На примере трансформации мифологической темы легче всего увидеть и тот путь, по которому шла эволюция рассказов о чудесах. Если в IV в. у Гань Бао древний миф изложен лаконично и сухо, скорее всего, весь пассаж просто позаимствован из какого-либо раннего источника, то через два века у Ван Цзя древние мифы превращаются в своеобразные маленькие новеллы. Таков, например, в его сборнике рассказ о матери мифического правителя Шао-хао. Рассказ о чудесном рождении мифического героя подменен у Ван Цзя описанием случайной встречи его матери с божественным отроком, сыном Бай-ди (Белого государя), и историей их любовных отношений. Фрагмент из книги Ван Цзя — нечто среднее между мифом (в нем есть характерные для мифов объяснения происхождения тех или иных культурных открытий, например «прибора», отмечающего погоду) и любовной новеллой, использующей образы предшествующей литературы, в частности лирических песен «Шицзина». Поскольку мы имеем дело все же не с древнейшими записями, то количество мифов в сборниках III–VI вв. весьма невелико.

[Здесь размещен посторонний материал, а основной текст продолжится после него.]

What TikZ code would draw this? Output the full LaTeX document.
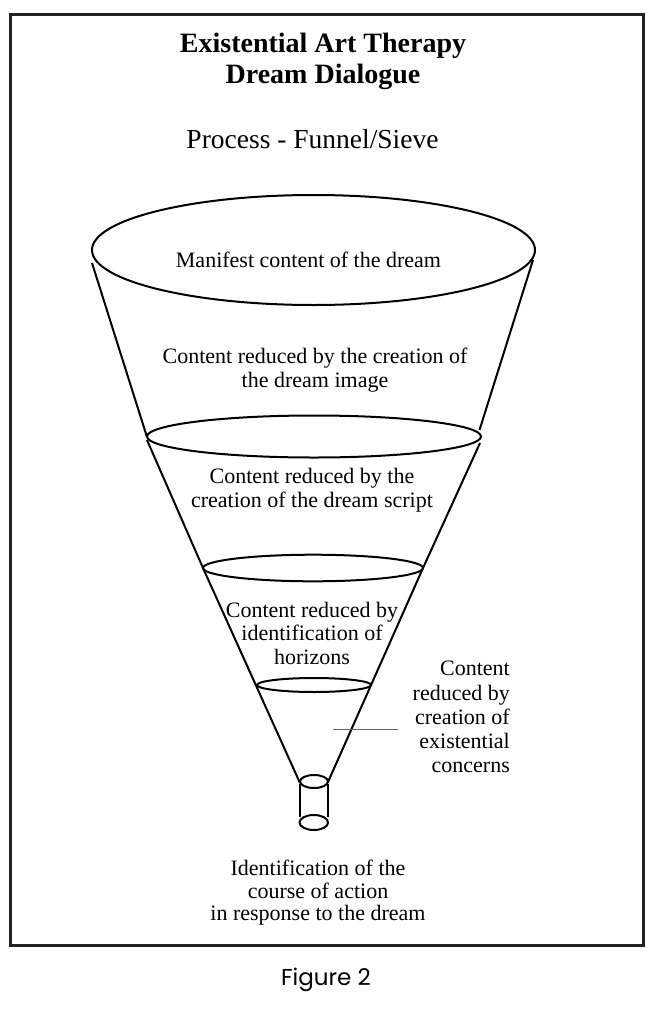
\documentclass[tikz,border=0pt]{standalone}
\usepackage{fontspec}
\setmainfont{Liberation Serif}
\newfontfamily\figfont{Poppins}
\begin{document}
\begin{tikzpicture}[x=1pt,y=-1pt,
  funnel/.style={line width=2pt, black},
  frameline/.style={line width=3pt, draw=black!87},
  lbl/.style={inner sep=0pt, align=center, text=black},
  txt/.style={font=\fontsize{22}{24}\selectfont},
  leader/.style={line width=0.9pt, draw=black!60}]
\useasboundingbox (0,0) rectangle (672,1018);
\draw[frameline] (10,14) rectangle (643.5,945);

% title texts
\node[lbl, anchor=north, font=\fontsize{28}{31}\bfseries\selectfont] (title) at (323,33)
  {Existential Art Therapy\\Dream Dialogue};
\node[lbl, anchor=base, font=\fontsize{27.5}{30}\selectfont] (process) at (312.5,148)
  {Process - Funnel/Sieve};

% funnel rims
\draw[funnel] (313.5,250) ellipse [x radius=221.5pt, y radius=55pt];
\draw[funnel] (314,436.5) ellipse [x radius=167pt, y radius=21pt];
\draw[funnel] (313,568) ellipse [x radius=110pt, y radius=13.3pt];
\draw[funnel] (314,685) ellipse [x radius=57pt, y radius=7pt];
% funnel walls
\draw[funnel] (92,263) -- (147,437);
\draw[funnel] (533,260) -- (479.5,430);
\draw[funnel] (147,440) -- (203,568);
\draw[funnel] (480,443) -- (423,568);
\draw[funnel] (203,568) -- (300,783);
\draw[funnel] (423,568) -- (328,782);
% spout
\draw[funnel] (314,781.5) ellipse [x radius=14pt, y radius=6.5pt];
\draw[funnel] (300,784) -- (300,817);
\draw[funnel] (328,784) -- (328,817);
\draw[funnel] (313.8,822.5) ellipse [x radius=14.3pt, y radius=7.5pt];

% labels inside the funnel
\node[lbl, txt, anchor=base] (manifest) at (308.5,267) {Manifest content of the dream};
\node[lbl, txt, anchor=north] (image) at (315,348)
  {Content reduced by the creation of\\the dream image};
\node[lbl, txt, anchor=north] (script) at (312,468)
  {Content reduced by the\\creation of the dream script};
\node[lbl, anchor=north, font=\fontsize{22}{23.3}\selectfont] (horizons) at (312,602)
  {Content reduced by\\identification of\\horizons};
\node[lbl, anchor=north east, align=right, font=\fontsize{22}{24.3}\selectfont] (concerns) at (510,661)
  {Content\\reduced by\\creation of\\existential\\concerns};
\coordinate (leadA) at (333,729);
\coordinate (leadB) at (398,729);
\draw[leader] (leadA) -- (leadB);

\node[lbl, anchor=north, font=\fontsize{22}{22.5}\selectfont] (action) at (318,860)
  {Identification of the\\course of action\\in response to the dream};

\node[lbl, anchor=base, font=\figfont\fontsize{23}{27}\selectfont] (fig) at (326,985) {Figure 2};
\end{tikzpicture}
\end{document}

Иллюстрация: Фрагмент китайской буддийской рукописи X–XI вв. «Бяньвэнь о воздаянии за милости»
Наиболее часты в ранних сборниках рассказов об удивительном короткие записи о чудесных превращениях, вроде бесхитростной истории про дерево катальпа, которое может превращаться в корову «(Жизнеописания удивительного»), или про таинственных детей из того же сборника, превращающихся внезапно в фазана, а потом в камень. Характерно, однако, что все подобные истории связаны с установлением культа того или иного персонажа и строительством храмов в их честь. Древние анимистические представления в это время активно используются даосами в создании собственной религии и, уже обработанные в виде храмовых легенд, входят в тогдашнюю литературу о чудесах.
Важное место во всех сборниках III–VI вв. занимают короткие мифологические рассказы, излюбленная тема которых — описание неожиданной встречи человека с духами-хозяевами, неуспокоившимися душами умерших преждевременной или насильственной смертью, а также с оборотнями или небожителями. Известно, что рассказы о встрече человека со сверхъестественной силой возникают еще в первобытные времена и отражают боязнь мести духов тому, кто посмел вторгнуться в их владения. По всей вероятности, и в Китае такие повествования существовали в глубокой древности, однако их письменная фиксация падает лишь на III–VI вв., когда они заинтересовали литераторов, стремящихся описать удивительные события. С этим связаны и некоторые изменения в самом характере содержания. В них отражается уже не столько безотчетный страх перед силами стихий и душами умерших, сколько могущество даоса-мага, который знает, как справиться с нечистью. Так, в рассказе из «Записок о поисках духов» Гань Бао монах-даос, прочитав заклинания, заставляет оборотня принять свой изначальный вид, и уважаемый детьми отец оказывается старым котом, который в страхе забивается под кровать. Иногда победу над бесами и привидениями одерживает просто нерастерявшийся храбрец, который хитрее и смекалистее «нечистой силы».
Но духи в сборниках III–VI вв. далеко не всегда оказываются побежденными. Иногда они жестоко наказывают ослушавшихся или мстят тем, кто нападает на них. Весьма характерен рассказ о правителе Чжэнь Чжуне, конфуциански мыслящем человеке, который отказался взять в жены дочь бога земли, несмотря на все настойчивые просьбы божества. В результате, приехав к себе домой, он узнал, что жена его внезапно заболела и умерла.
Тема мести духов, древняя по своему происхождению, раскрывается во многих повествованиях. Но если в первобытном фольклоре духи мстили за вторжение в их владения, то в сборниках III–VI вв. расплата наступает, как правило, за убийство духов. Они мстят, зло «подшучивая» над героем, как это происходит в рассказе Гань Бао о старике, который убил своих внуков, приняв их за оборотней.
Близки к рассказам о встрече человека с «нечистой силой» и короткие повествования о связи человека с женщиной-духом; в одних случаях это небесная фея, в других — женщина-оборотень. Бывает и так, что земная женщина вступает в любовную близость с оборотнем. Последние сюжеты, по всей вероятности, более древние и первоначально основывались на представлении о браке человека с тотемным животным. К III–VI вв. эта связь была уже явно забыта, и подобные истории воспринимались как повествования о чудесах, близкие к волшебной сказке.
В ряде рассказов о любви небесной девы к земному юноше особо подчеркивается сыновняя почтительность (сяо) героя. Именно в награду за это к юноше Дун Юну спускается Небесная ткачиха (Чжи-нюй) в одном из рассказов в сборнике Гань Бао. Идея сяо была одним из основных постулатов конфуцианского учения, строго регламентировавшего все отношения в обществе и уподоблявшего государство большой патриархальной семье. В III–VI вв. идею эту, чрезвычайно характерную для мышления древних китайцев периода формирования конфуцианской идеологии, пытались ввести в свои учения и даосы, и буддисты. Даосские писатели этого времени, например, всячески противопоставляли сыновнюю почтительность отрицаемому ими принципу верности государю (чжун).